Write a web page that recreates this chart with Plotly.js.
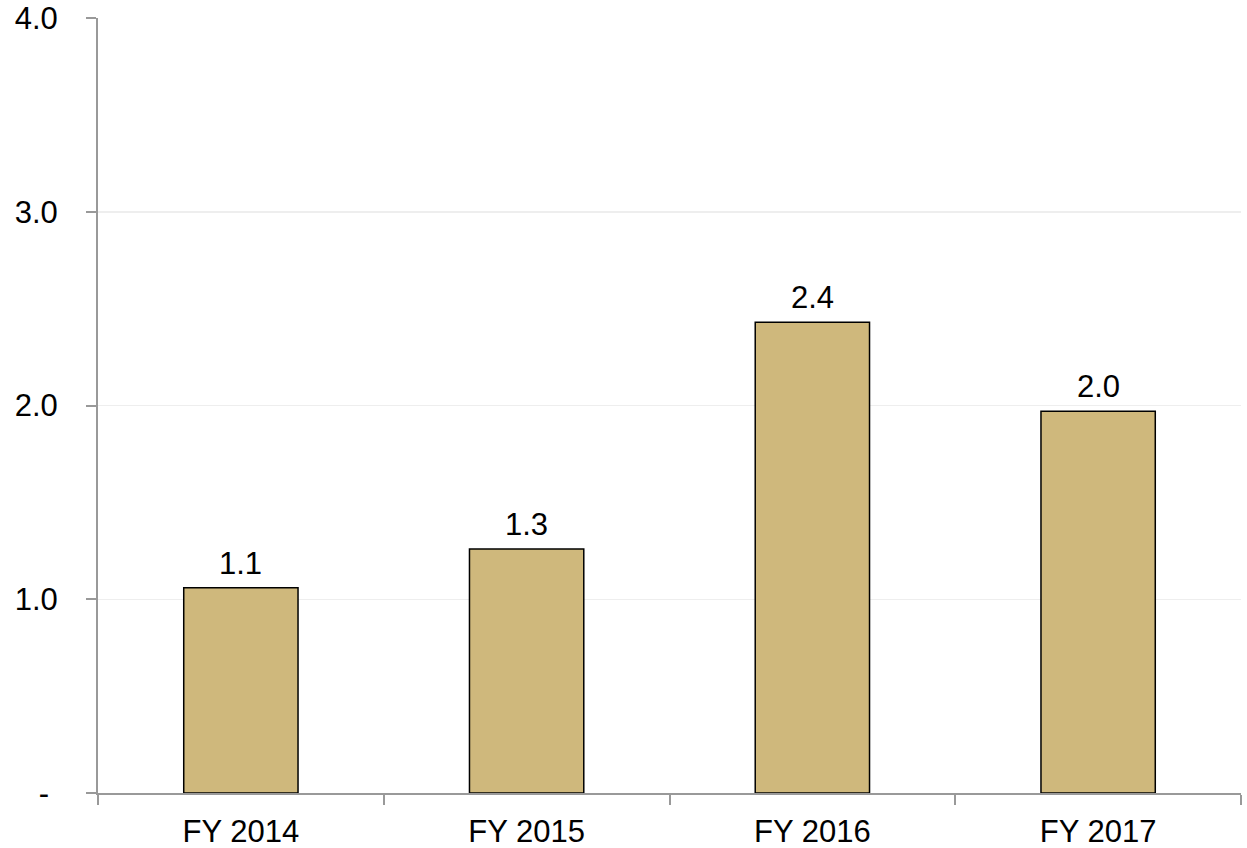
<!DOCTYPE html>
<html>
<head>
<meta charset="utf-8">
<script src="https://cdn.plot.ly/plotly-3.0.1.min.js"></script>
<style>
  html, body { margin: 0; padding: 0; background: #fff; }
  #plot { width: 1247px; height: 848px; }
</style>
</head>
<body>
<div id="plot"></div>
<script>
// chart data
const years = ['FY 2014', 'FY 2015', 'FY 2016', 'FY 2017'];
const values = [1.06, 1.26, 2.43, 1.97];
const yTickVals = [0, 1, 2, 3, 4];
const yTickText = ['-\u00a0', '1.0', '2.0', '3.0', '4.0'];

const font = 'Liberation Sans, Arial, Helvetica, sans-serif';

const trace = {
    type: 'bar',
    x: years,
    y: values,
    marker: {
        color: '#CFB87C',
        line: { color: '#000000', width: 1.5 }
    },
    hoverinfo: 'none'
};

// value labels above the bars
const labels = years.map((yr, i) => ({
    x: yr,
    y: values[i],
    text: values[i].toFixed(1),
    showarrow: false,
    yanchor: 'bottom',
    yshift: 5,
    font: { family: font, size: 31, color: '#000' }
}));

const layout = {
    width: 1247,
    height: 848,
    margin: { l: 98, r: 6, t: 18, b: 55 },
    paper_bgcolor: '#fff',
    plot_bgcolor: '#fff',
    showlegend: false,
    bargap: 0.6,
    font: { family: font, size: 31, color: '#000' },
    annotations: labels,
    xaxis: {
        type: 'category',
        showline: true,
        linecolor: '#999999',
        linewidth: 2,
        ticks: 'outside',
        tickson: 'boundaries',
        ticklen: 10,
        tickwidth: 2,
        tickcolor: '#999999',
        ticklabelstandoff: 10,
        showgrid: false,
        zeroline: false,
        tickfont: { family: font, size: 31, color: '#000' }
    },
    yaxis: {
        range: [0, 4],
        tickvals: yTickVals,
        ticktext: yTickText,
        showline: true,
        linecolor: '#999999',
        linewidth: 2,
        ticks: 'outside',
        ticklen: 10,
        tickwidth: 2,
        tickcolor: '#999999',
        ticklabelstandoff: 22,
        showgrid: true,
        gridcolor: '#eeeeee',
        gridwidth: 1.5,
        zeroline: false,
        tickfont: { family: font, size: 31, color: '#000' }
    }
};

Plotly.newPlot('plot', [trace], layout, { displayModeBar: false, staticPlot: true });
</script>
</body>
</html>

--------

▸ **Exercise goal**
Leave the pictures out and please restate exactly the lines running from the start of the material through the one with "const font = 'Liberation".

▸ **Task answer**
Write a web page that recreates this chart with Plotly.js.
<!DOCTYPE html>
<html>
<head>
<meta charset="utf-8">
<script src="https://cdn.plot.ly/plotly-3.0.1.min.js"></script>
<style>
  html, body { margin: 0; padding: 0; background: #fff; }
  #plot { width: 1247px; height: 848px; }
</style>
</head>
<body>
<div id="plot"></div>
<script>
// chart data
const years = ['FY 2014', 'FY 2015', 'FY 2016', 'FY 2017'];
const values = [1.06, 1.26, 2.43, 1.97];
const yTickVals = [0, 1, 2, 3, 4];
const yTickText = ['-\u00a0', '1.0', '2.0', '3.0', '4.0'];

const font = 'Liberation Sans, Arial, Helvetica, sans-serif';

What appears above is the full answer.